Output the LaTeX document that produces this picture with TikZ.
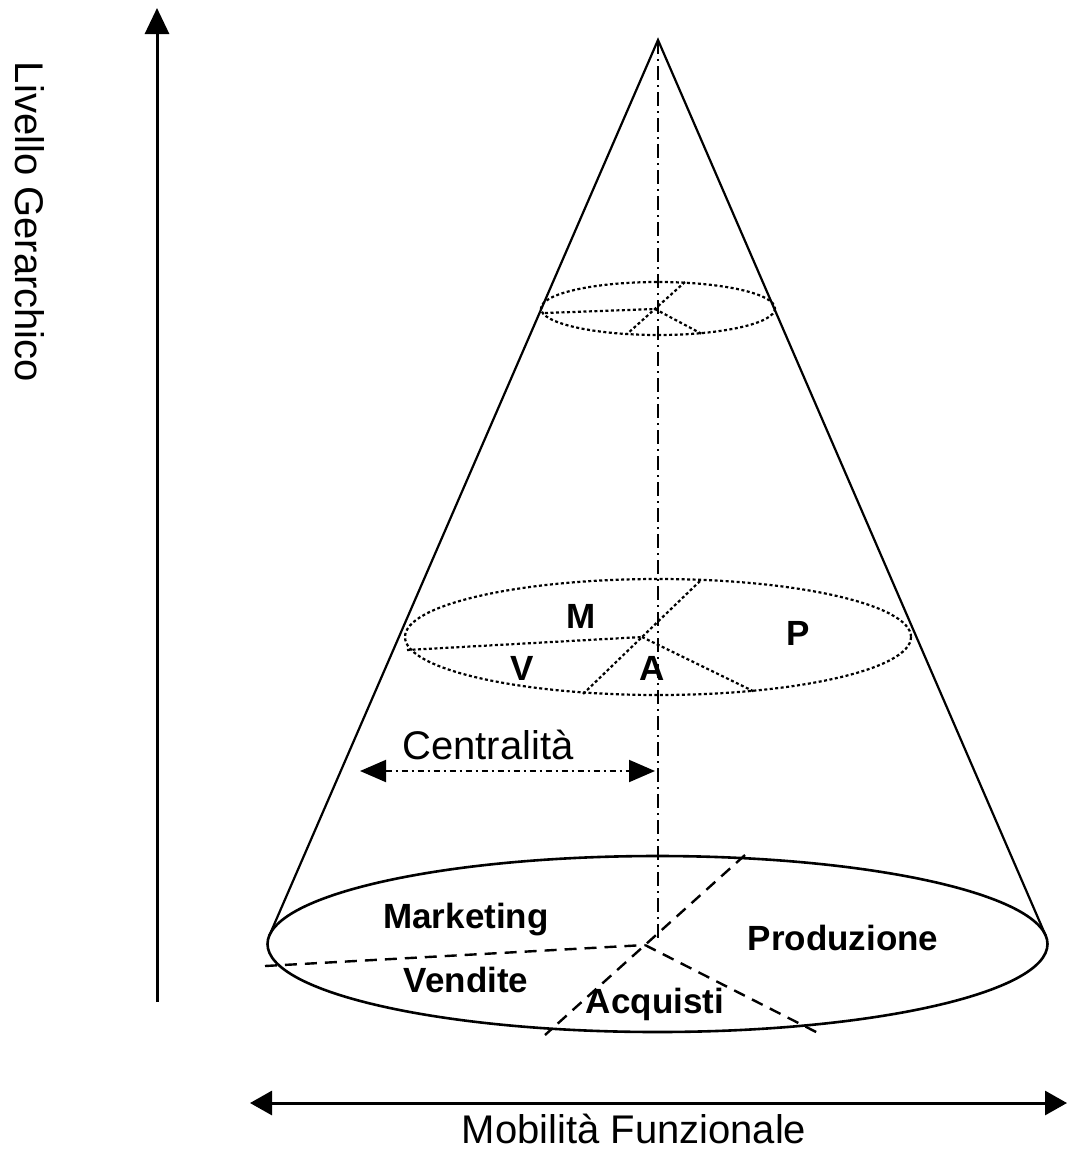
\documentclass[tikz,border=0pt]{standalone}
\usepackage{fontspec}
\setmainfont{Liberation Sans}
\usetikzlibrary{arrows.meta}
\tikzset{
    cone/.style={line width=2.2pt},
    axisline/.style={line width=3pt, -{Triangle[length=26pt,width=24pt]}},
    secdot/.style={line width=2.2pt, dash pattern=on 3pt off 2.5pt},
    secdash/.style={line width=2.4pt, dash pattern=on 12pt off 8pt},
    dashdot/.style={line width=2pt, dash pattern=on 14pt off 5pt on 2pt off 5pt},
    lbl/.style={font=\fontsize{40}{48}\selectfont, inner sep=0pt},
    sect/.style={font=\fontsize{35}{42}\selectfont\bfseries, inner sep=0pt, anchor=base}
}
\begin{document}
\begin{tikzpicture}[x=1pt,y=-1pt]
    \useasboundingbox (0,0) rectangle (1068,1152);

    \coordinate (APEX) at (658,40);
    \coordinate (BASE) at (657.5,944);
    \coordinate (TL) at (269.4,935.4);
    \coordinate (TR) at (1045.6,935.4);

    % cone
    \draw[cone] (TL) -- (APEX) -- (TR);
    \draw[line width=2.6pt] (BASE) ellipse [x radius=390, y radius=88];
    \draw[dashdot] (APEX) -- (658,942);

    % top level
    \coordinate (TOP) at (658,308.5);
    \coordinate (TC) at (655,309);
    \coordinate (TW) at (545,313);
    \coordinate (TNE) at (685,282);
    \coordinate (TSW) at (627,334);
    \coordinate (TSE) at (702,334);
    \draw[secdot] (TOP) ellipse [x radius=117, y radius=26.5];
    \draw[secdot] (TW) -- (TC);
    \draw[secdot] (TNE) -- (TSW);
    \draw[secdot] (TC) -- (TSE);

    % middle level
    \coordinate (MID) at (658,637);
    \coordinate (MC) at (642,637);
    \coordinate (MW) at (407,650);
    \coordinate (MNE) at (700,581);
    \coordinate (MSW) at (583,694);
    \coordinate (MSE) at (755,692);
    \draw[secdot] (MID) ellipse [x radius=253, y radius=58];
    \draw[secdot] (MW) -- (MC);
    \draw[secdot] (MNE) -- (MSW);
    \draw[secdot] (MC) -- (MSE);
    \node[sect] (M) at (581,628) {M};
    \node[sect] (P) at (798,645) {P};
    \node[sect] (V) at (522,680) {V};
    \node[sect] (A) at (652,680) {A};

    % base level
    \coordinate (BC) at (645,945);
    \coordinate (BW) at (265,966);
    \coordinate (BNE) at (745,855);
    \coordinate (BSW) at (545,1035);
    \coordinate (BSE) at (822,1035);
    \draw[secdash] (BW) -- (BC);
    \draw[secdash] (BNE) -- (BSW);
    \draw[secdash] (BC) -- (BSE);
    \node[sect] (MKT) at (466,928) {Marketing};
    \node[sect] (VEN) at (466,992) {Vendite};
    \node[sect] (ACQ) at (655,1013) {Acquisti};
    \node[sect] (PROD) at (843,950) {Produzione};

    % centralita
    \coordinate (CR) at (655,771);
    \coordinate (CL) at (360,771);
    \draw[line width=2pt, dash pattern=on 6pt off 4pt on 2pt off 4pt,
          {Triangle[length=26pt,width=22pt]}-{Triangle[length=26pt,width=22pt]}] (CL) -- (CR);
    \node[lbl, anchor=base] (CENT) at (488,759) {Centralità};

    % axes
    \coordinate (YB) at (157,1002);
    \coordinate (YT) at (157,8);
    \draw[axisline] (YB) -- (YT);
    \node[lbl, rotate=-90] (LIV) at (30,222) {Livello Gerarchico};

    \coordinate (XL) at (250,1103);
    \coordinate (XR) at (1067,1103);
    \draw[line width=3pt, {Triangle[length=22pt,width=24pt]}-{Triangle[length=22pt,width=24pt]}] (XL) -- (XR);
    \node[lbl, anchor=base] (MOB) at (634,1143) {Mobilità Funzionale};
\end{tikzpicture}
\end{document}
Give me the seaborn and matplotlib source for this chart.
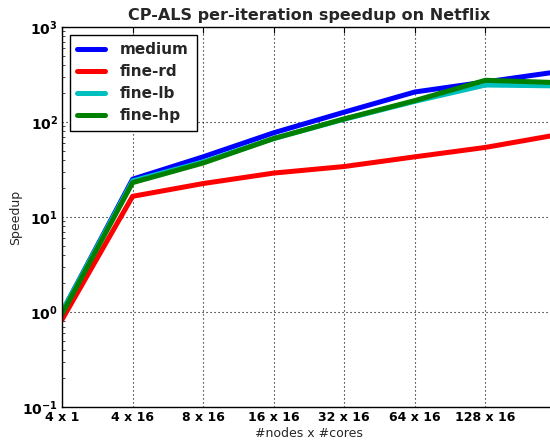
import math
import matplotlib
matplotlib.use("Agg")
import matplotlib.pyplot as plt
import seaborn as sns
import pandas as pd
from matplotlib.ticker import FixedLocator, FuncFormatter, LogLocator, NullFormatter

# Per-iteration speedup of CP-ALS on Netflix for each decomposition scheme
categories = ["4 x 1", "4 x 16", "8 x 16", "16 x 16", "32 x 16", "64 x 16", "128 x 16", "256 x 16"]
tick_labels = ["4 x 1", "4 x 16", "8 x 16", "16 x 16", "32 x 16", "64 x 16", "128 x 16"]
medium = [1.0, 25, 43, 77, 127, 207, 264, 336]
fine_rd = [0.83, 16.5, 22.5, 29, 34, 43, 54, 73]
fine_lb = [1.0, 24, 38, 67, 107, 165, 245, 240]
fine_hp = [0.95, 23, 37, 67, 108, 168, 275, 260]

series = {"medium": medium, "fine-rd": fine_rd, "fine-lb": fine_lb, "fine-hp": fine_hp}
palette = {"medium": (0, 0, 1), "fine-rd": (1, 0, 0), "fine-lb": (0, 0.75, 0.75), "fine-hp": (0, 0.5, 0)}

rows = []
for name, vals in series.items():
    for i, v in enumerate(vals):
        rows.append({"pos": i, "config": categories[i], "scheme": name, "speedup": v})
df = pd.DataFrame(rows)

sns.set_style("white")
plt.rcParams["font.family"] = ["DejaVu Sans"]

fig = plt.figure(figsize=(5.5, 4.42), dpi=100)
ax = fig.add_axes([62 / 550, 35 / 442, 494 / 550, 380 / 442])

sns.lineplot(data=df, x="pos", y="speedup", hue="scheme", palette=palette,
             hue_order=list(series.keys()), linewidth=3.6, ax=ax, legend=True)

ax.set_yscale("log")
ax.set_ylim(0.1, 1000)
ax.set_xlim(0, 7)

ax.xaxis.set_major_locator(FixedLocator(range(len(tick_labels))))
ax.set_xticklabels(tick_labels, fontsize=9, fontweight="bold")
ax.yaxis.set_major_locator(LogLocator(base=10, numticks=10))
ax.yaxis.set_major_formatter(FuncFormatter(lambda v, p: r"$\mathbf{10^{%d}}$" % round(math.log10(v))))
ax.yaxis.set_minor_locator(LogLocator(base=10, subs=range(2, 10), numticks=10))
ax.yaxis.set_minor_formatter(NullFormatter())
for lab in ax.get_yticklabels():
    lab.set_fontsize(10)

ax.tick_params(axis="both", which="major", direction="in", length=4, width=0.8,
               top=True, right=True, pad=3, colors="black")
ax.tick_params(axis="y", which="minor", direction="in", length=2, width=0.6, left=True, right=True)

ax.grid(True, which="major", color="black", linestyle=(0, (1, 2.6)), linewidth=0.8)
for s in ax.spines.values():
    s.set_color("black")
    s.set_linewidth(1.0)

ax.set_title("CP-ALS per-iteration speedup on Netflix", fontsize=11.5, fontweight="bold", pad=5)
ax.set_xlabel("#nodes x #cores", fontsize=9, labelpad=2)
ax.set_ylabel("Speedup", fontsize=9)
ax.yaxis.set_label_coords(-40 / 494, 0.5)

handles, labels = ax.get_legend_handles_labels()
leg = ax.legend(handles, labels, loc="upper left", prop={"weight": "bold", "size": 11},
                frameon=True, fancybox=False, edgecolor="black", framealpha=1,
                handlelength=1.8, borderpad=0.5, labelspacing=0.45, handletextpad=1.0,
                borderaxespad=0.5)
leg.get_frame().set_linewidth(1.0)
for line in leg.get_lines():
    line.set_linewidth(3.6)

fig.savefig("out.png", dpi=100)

PROBLEM TO SOLVE: Your copy should match the entries exactly, minus the pictures.

COMPLETED TASK:
Output the LaTeX document that produces this picture with TikZ.
\documentclass[tikz,border=0pt]{standalone}
\usepackage{fontspec}
\setmainfont{Liberation Sans}
\usetikzlibrary{arrows.meta}
\tikzset{
    cone/.style={line width=2.2pt},
    axisline/.style={line width=3pt, -{Triangle[length=26pt,width=24pt]}},
    secdot/.style={line width=2.2pt, dash pattern=on 3pt off 2.5pt},
    secdash/.style={line width=2.4pt, dash pattern=on 12pt off 8pt},
    dashdot/.style={line width=2pt, dash pattern=on 14pt off 5pt on 2pt off 5pt},
    lbl/.style={font=\fontsize{40}{48}\selectfont, inner sep=0pt},
    sect/.style={font=\fontsize{35}{42}\selectfont\bfseries, inner sep=0pt, anchor=base}
}
\begin{document}
\begin{tikzpicture}[x=1pt,y=-1pt]
    \useasboundingbox (0,0) rectangle (1068,1152);

    \coordinate (APEX) at (658,40);
    \coordinate (BASE) at (657.5,944);
    \coordinate (TL) at (269.4,935.4);
    \coordinate (TR) at (1045.6,935.4);

    % cone
    \draw[cone] (TL) -- (APEX) -- (TR);
    \draw[line width=2.6pt] (BASE) ellipse [x radius=390, y radius=88];
    \draw[dashdot] (APEX) -- (658,942);

    % top level
    \coordinate (TOP) at (658,308.5);
    \coordinate (TC) at (655,309);
    \coordinate (TW) at (545,313);
    \coordinate (TNE) at (685,282);
    \coordinate (TSW) at (627,334);
    \coordinate (TSE) at (702,334);
    \draw[secdot] (TOP) ellipse [x radius=117, y radius=26.5];
    \draw[secdot] (TW) -- (TC);
    \draw[secdot] (TNE) -- (TSW);
    \draw[secdot] (TC) -- (TSE);

    % middle level
    \coordinate (MID) at (658,637);
    \coordinate (MC) at (642,637);
    \coordinate (MW) at (407,650);
    \coordinate (MNE) at (700,581);
    \coordinate (MSW) at (583,694);
    \coordinate (MSE) at (755,692);
    \draw[secdot] (MID) ellipse [x radius=253, y radius=58];
    \draw[secdot] (MW) -- (MC);
    \draw[secdot] (MNE) -- (MSW);
    \draw[secdot] (MC) -- (MSE);
    \node[sect] (M) at (581,628) {M};
    \node[sect] (P) at (798,645) {P};
    \node[sect] (V) at (522,680) {V};
    \node[sect] (A) at (652,680) {A};

    % base level
    \coordinate (BC) at (645,945);
    \coordinate (BW) at (265,966);
    \coordinate (BNE) at (745,855);
    \coordinate (BSW) at (545,1035);
    \coordinate (BSE) at (822,1035);
    \draw[secdash] (BW) -- (BC);
    \draw[secdash] (BNE) -- (BSW);
    \draw[secdash] (BC) -- (BSE);
    \node[sect] (MKT) at (466,928) {Marketing};
    \node[sect] (VEN) at (466,992) {Vendite};
    \node[sect] (ACQ) at (655,1013) {Acquisti};
    \node[sect] (PROD) at (843,950) {Produzione};

    % centralita
    \coordinate (CR) at (655,771);
    \coordinate (CL) at (360,771);
    \draw[line width=2pt, dash pattern=on 6pt off 4pt on 2pt off 4pt,
          {Triangle[length=26pt,width=22pt]}-{Triangle[length=26pt,width=22pt]}] (CL) -- (CR);
    \node[lbl, anchor=base] (CENT) at (488,759) {Centralità};

    % axes
    \coordinate (YB) at (157,1002);
    \coordinate (YT) at (157,8);
    \draw[axisline] (YB) -- (YT);
    \node[lbl, rotate=-90] (LIV) at (30,222) {Livello Gerarchico};

    \coordinate (XL) at (250,1103);
    \coordinate (XR) at (1067,1103);
    \draw[line width=3pt, {Triangle[length=22pt,width=24pt]}-{Triangle[length=22pt,width=24pt]}] (XL) -- (XR);
    \node[lbl, anchor=base] (MOB) at (634,1143) {Mobilità Funzionale};
\end{tikzpicture}
\end{document}
Give me the seaborn and matplotlib source for this chart.
import math
import matplotlib
matplotlib.use("Agg")
import matplotlib.pyplot as plt
import seaborn as sns
import pandas as pd
from matplotlib.ticker import FixedLocator, FuncFormatter, LogLocator, NullFormatter

# Per-iteration speedup of CP-ALS on Netflix for each decomposition scheme
categories = ["4 x 1", "4 x 16", "8 x 16", "16 x 16", "32 x 16", "64 x 16", "128 x 16", "256 x 16"]
tick_labels = ["4 x 1", "4 x 16", "8 x 16", "16 x 16", "32 x 16", "64 x 16", "128 x 16"]
medium = [1.0, 25, 43, 77, 127, 207, 264, 336]
fine_rd = [0.83, 16.5, 22.5, 29, 34, 43, 54, 73]
fine_lb = [1.0, 24, 38, 67, 107, 165, 245, 240]
fine_hp = [0.95, 23, 37, 67, 108, 168, 275, 260]

series = {"medium": medium, "fine-rd": fine_rd, "fine-lb": fine_lb, "fine-hp": fine_hp}
palette = {"medium": (0, 0, 1), "fine-rd": (1, 0, 0), "fine-lb": (0, 0.75, 0.75), "fine-hp": (0, 0.5, 0)}

rows = []
for name, vals in series.items():
    for i, v in enumerate(vals):
        rows.append({"pos": i, "config": categories[i], "scheme": name, "speedup": v})
df = pd.DataFrame(rows)

sns.set_style("white")
plt.rcParams["font.family"] = ["DejaVu Sans"]

fig = plt.figure(figsize=(5.5, 4.42), dpi=100)
ax = fig.add_axes([62 / 550, 35 / 442, 494 / 550, 380 / 442])

sns.lineplot(data=df, x="pos", y="speedup", hue="scheme", palette=palette,
             hue_order=list(series.keys()), linewidth=3.6, ax=ax, legend=True)

ax.set_yscale("log")
ax.set_ylim(0.1, 1000)
ax.set_xlim(0, 7)

ax.xaxis.set_major_locator(FixedLocator(range(len(tick_labels))))
ax.set_xticklabels(tick_labels, fontsize=9, fontweight="bold")
ax.yaxis.set_major_locator(LogLocator(base=10, numticks=10))
ax.yaxis.set_major_formatter(FuncFormatter(lambda v, p: r"$\mathbf{10^{%d}}$" % round(math.log10(v))))
ax.yaxis.set_minor_locator(LogLocator(base=10, subs=range(2, 10), numticks=10))
ax.yaxis.set_minor_formatter(NullFormatter())
for lab in ax.get_yticklabels():
    lab.set_fontsize(10)

ax.tick_params(axis="both", which="major", direction="in", length=4, width=0.8,
               top=True, right=True, pad=3, colors="black")
ax.tick_params(axis="y", which="minor", direction="in", length=2, width=0.6, left=True, right=True)

ax.grid(True, which="major", color="black", linestyle=(0, (1, 2.6)), linewidth=0.8)
for s in ax.spines.values():
    s.set_color("black")
    s.set_linewidth(1.0)

ax.set_title("CP-ALS per-iteration speedup on Netflix", fontsize=11.5, fontweight="bold", pad=5)
ax.set_xlabel("#nodes x #cores", fontsize=9, labelpad=2)
ax.set_ylabel("Speedup", fontsize=9)
ax.yaxis.set_label_coords(-40 / 494, 0.5)

handles, labels = ax.get_legend_handles_labels()
leg = ax.legend(handles, labels, loc="upper left", prop={"weight": "bold", "size": 11},
                frameon=True, fancybox=False, edgecolor="black", framealpha=1,
                handlelength=1.8, borderpad=0.5, labelspacing=0.45, handletextpad=1.0,
                borderaxespad=0.5)
leg.get_frame().set_linewidth(1.0)
for line in leg.get_lines():
    line.set_linewidth(3.6)

fig.savefig("out.png", dpi=100)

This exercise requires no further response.